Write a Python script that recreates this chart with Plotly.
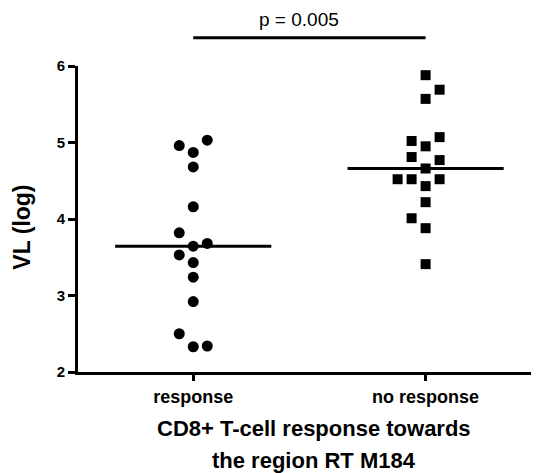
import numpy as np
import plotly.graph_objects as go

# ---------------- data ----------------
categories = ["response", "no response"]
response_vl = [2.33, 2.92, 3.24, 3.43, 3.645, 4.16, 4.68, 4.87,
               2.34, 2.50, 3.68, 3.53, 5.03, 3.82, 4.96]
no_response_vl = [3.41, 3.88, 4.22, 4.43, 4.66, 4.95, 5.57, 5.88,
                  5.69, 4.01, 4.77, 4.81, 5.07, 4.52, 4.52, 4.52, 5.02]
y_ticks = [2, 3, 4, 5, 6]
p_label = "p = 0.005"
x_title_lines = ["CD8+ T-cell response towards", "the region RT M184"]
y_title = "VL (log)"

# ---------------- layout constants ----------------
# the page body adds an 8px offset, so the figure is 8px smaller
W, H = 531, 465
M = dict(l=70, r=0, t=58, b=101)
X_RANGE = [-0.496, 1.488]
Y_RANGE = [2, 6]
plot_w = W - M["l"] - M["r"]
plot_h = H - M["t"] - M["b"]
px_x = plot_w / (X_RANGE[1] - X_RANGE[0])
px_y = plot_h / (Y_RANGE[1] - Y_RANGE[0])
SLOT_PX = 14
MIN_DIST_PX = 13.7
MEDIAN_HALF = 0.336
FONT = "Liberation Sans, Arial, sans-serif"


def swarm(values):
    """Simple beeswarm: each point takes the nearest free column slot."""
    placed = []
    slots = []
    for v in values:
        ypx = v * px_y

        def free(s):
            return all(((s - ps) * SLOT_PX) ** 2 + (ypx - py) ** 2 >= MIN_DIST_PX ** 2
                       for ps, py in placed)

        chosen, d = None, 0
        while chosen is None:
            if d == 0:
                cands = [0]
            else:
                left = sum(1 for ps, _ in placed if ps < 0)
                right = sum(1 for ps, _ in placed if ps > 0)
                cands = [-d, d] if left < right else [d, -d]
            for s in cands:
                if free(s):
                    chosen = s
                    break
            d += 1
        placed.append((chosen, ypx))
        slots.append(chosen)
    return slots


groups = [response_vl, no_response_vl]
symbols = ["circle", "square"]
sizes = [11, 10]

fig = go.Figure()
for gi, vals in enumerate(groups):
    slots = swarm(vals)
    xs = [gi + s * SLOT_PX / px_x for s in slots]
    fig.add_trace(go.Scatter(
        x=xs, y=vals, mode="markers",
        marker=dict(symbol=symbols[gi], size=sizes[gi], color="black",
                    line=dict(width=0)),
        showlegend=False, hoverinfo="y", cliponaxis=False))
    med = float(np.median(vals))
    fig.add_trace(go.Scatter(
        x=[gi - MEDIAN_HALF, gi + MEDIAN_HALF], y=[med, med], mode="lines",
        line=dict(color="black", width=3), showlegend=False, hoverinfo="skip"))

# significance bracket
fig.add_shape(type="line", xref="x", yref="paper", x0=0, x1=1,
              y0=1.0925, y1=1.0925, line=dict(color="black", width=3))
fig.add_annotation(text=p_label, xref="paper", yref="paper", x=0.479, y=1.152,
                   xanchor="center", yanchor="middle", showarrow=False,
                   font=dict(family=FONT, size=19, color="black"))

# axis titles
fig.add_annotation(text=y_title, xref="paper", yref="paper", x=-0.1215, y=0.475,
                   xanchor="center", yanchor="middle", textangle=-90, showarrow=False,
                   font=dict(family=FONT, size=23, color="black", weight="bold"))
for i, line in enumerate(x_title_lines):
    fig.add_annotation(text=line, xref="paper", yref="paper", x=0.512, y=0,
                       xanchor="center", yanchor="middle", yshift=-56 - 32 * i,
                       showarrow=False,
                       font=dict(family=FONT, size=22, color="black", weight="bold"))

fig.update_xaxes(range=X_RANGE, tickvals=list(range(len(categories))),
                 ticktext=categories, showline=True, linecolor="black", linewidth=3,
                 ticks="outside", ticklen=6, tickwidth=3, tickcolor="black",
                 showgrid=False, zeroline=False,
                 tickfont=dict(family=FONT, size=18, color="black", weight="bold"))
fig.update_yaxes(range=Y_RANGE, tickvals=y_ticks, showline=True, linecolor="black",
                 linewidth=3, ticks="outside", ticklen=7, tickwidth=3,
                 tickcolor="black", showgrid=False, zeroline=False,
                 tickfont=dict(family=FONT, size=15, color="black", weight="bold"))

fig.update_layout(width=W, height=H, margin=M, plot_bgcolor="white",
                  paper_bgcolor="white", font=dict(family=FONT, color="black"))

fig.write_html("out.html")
◇ ◇ ◇ ◇
REQUIRED TASK.
Skip the pictures, please, and transcribe only the lines from the beginning of the material through the one that contains "import plotly.graph_objects as go".

RESPONSE.
Write a Python script that recreates this chart with Plotly.
import numpy as np
import plotly.graph_objects as go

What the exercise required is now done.